Attendees were encouraged to draw depictions of the Prophet Muhammad for a $12,500 (£7,500) prize. Images of Muhammad are considered blasphemous in Islam.

The keynote speaker was right-wing Dutch politician Geert Wilders, who has been placed on an al-Qaeda hit list and was banned from entering the UK because of his views on Muslims.

According to US reports, organiser Pamela Geller compared the attack to that in Paris last year in which Islamic extremists stormed the offices of satirical magazine Charlie Hebdo and shot dead 12 people. Ms Geller said: “The Islamic jihadis are determined to suppress our freedom of speech violently. They struck in Paris and Copenhagen recently, and now in Texas.”

She added: “The First Amendment protects all speech, not just ideas that we like. Who would decide what’s good and forbidden? The Islamic State?”

The two men drove up to the event at the Curtis Culwell Centre at about 7pm on Sunday as it was drawing to a close and began firing as soon as they got out of their car.

Garland mayor Douglas Athas said the first suspect had been shot dead immediately. The second was wounded and reached for his backpack when he was shot again.

The suspects wore bulletproof vests and one was apparently wearing a New York Yankees cap on his head.

Witnesses described hearing a “boom, boom” noise and, as the 200 attendees were held inside by security, they joined hands and sang God Bless America.

Counter-terrorism analyst Daveed Gartenstein-Ross said jihadis in online forums were saying the attack had been simplistic and that the men had little weapons training.

But he said: “This wasn’t an attack that was carried out by some random Muslim.
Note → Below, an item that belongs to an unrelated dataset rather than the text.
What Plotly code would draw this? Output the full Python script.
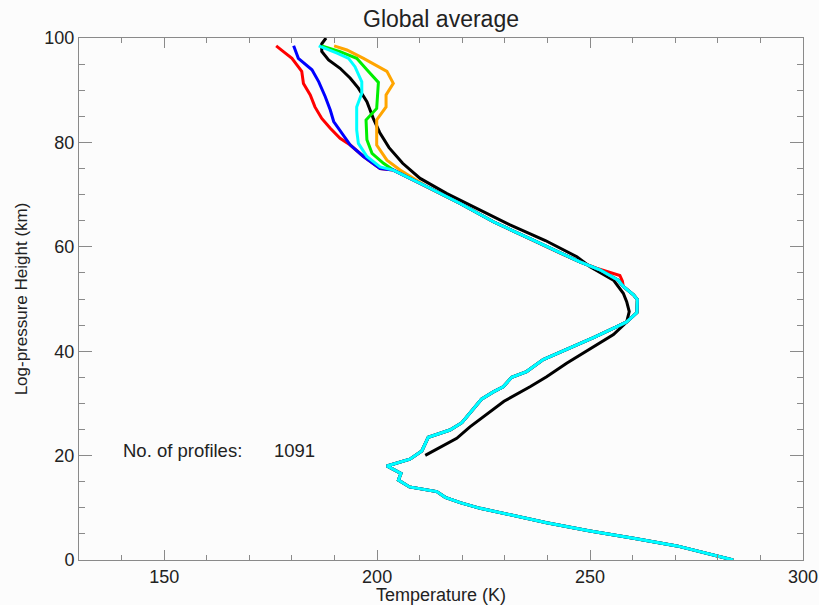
import plotly.graph_objects as go

# ---- data (temperature K vs log-pressure height km) ----
# lower profile shared by all coloured series (0 - 52.4 km)
low_T = [283.6, 270.4, 260.2, 250.0, 239.8, 233.6, 224.2, 219.5, 216.0,
         214.0, 207.6, 205.0, 205.6, 203.7, 202.3, 207.7, 210.5, 212.0, 217.1,
         219.9, 221.8, 224.5, 227.3, 229.6, 231.6, 235.1, 239.0, 241.0, 246.1,
         250.8, 256.3, 258.6, 261.0, 261.1, 260.2, 257.8]
low_z = [0.0, 2.7, 4.15, 5.56, 7.15, 8.2, 9.9, 11.0, 12.0,
         13.1, 14.0, 15.3, 16.6, 17.4, 18.0, 19.3, 20.9, 23.5, 24.9,
         26.3, 28.1, 30.8, 32.2, 33.2, 35.0, 36.1, 38.4, 39.1, 40.9,
         42.6, 44.7, 45.6, 47.4, 49.9, 50.8, 52.4]
# shared middle part (53.6 - 71.5 km)
mid_T = [256.6, 252.3, 247.6, 243.0, 236.0, 227.3, 219.5, 211.7]
mid_z = [53.6, 55.6, 57.1, 58.8, 61.5, 64.8, 68.3, 71.5]
# red has a small warm bump near 54 km instead of the shared 53.6-55.6 km points
red_bump_T = [257.6, 257.0, 251.5]
red_bump_z = [53.4, 54.5, 55.9]

# upper parts of each coloured series
red_T = [203.8, 200.7, 196.8, 193.7, 191.3, 189.0, 187.0, 185.4, 184.3, 182.7, 182.3, 181.2, 180.0, 178.0, 176.3]
red_z = [74.7, 75.0, 77.3, 79.5, 80.8, 82.7, 84.6, 86.8, 89.1, 91.3, 93.6, 94.8, 96.1, 97.4, 98.5]

blue_T = [203.8, 200.7, 196.8, 193.7, 191.8, 189.8, 189.0, 187.8, 186.3, 184.7, 181.5, 180.4]
blue_z = [74.7, 75.0, 77.3, 79.5, 81.7, 84.0, 86.2, 88.8, 91.6, 93.9, 96.1, 98.5]

cyan_T = [203.8, 200.7, 197.6, 195.6, 195.2, 195.2, 196.4, 196.4, 194.8, 193.3, 190.6, 186.3]
cyan_z = [74.7, 75.3, 77.3, 79.8, 82.4, 86.8, 89.4, 91.6, 94.5, 96.1, 97.1, 98.5]

green_T = [203.8, 201.5, 198.8, 197.6, 197.4, 199.9, 200.3, 197.6, 195.2, 191.3, 187.0]
green_z = [74.7, 76.0, 77.9, 80.5, 84.3, 86.5, 91.5, 93.9, 96.1, 97.4, 98.5]

orange_T = [205.4, 202.3, 199.9, 199.9, 202.1, 202.1, 203.8, 202.3, 196.8, 192.9, 189.9]
orange_z = [74.7, 76.6, 79.5, 84.3, 86.8, 89.1, 91.3, 93.6, 96.1, 97.7, 98.5]

black_T = [211.3, 218.7, 221.8, 229.8, 235.9, 239.8, 244.5, 250.8, 255.5, 258.6,
           259.2, 258.6, 257.8, 255.5, 250.0, 246.9, 243.7, 239.5, 231.2, 223.4,
           216.4, 210.1, 206.0, 202.8, 200.6, 199.1, 197.6, 195.6, 193.7, 191.3,
           188.6, 187.0, 187.0, 188.0]
black_z = [20.05, 23.3, 25.5, 30.4, 33.2, 35.1, 37.7, 40.9, 43.2, 45.6,
           47.6, 49.5, 51.1, 53.6, 56.2, 58.1, 59.4, 61.2, 64.2, 67.4,
           70.2, 73.1, 76.0, 79.0, 81.9, 84.6, 87.8, 90.4, 92.3, 94.2,
           95.8, 97.4, 98.9, 100.0]

n_profiles = 1091
x_ticks = [150, 200, 250, 300]
y_ticks = [0, 20, 40, 60, 80, 100]

fig = go.Figure()
fig.add_trace(go.Scatter(x=black_T, y=black_z, mode="lines",
                         line=dict(color="black", width=3), showlegend=False))

red_full_T = low_T + red_bump_T + mid_T[2:] + red_T
red_full_z = low_z + red_bump_z + mid_z[2:] + red_z
series = [("red", red_full_T, red_full_z),
          ("orange", low_T + mid_T + orange_T, low_z + mid_z + orange_z),
          ("#00ee00", low_T + mid_T + green_T, low_z + mid_z + green_z),
          ("blue", low_T + mid_T + blue_T, low_z + mid_z + blue_z),
          ("cyan", low_T + mid_T + cyan_T, low_z + mid_z + cyan_z)]
for col, t, z in series:
    fig.add_trace(go.Scatter(x=t, y=z, mode="lines",
                             line=dict(color=col, width=3), showlegend=False))

axis_col = "#8a8a8a"
font_main = "Liberation Sans, Arial, Helvetica, sans-serif"

fig.update_layout(
    width=819, height=605,
    margin=dict(l=79, r=16, t=38, b=45),
    paper_bgcolor="#fcfcfc", plot_bgcolor="#fcfcfc",
    font=dict(family=font_main, size=18, color="#222222"),
    title=dict(text="Global average", x=0.5, xref="paper", xanchor="center",
               y=1 - 19 / 605, yref="container", yanchor="middle",
               font=dict(size=23, color="#222222")),
    xaxis=dict(range=[130, 300], tickvals=x_ticks, ticks="inside", ticklen=10,
               tickcolor=axis_col, showline=True, linecolor=axis_col, linewidth=1,
               mirror="ticks", showgrid=False, zeroline=False, automargin=False,
               minor=dict(dtick=10, tick0=0, ticks="inside", ticklen=5, tickcolor=axis_col, showgrid=False),
               title=dict(text="Temperature (K)", standoff=3, font=dict(size=18))),
    yaxis=dict(range=[0, 100], tickvals=y_ticks, ticks="inside", ticklen=13,
               tickcolor=axis_col, showline=True, linecolor=axis_col, linewidth=1,
               mirror="ticks", showgrid=False, zeroline=False, automargin=False,
               minor=dict(dtick=5, tick0=0, ticks="inside", ticklen=6, tickcolor=axis_col, showgrid=False),
               title=dict(text="Log-pressure Height (km)", standoff=12, font=dict(size=17))),
    annotations=[
        dict(x=139.8, y=20.9, xref="x", yref="y", text="No. of profiles:",
             showarrow=False, xanchor="left", yanchor="middle", font=dict(size=18.5)),
        dict(x=175.35, y=20.9, xref="x", yref="y", text=str(n_profiles),
             showarrow=False, xanchor="left", yanchor="middle", font=dict(size=18.5)),
    ],
)

fig.write_html("out.html")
This was an IS supporter, he hated a variety of things, the worst of the worst in terms of ideas.”

Ms Geller has attracted controversy before for her comments in the wake of 9/11 and her opposition to a mosque that was due to be built near Ground Zero in New York.

Her organisation paid for anti-Islam adverts which were put on the New York City transit system and featured images of James Foley, a US journalist executed by IS.

FBI investigators were last night searching an apartment in Phoenix, Arizona, where Simpson lived. According to a criminal complaint filed in 2011, he has been known to the FBI since at least 2006 and was investigated for allegedly attempting to set up a terror cell in Arizona.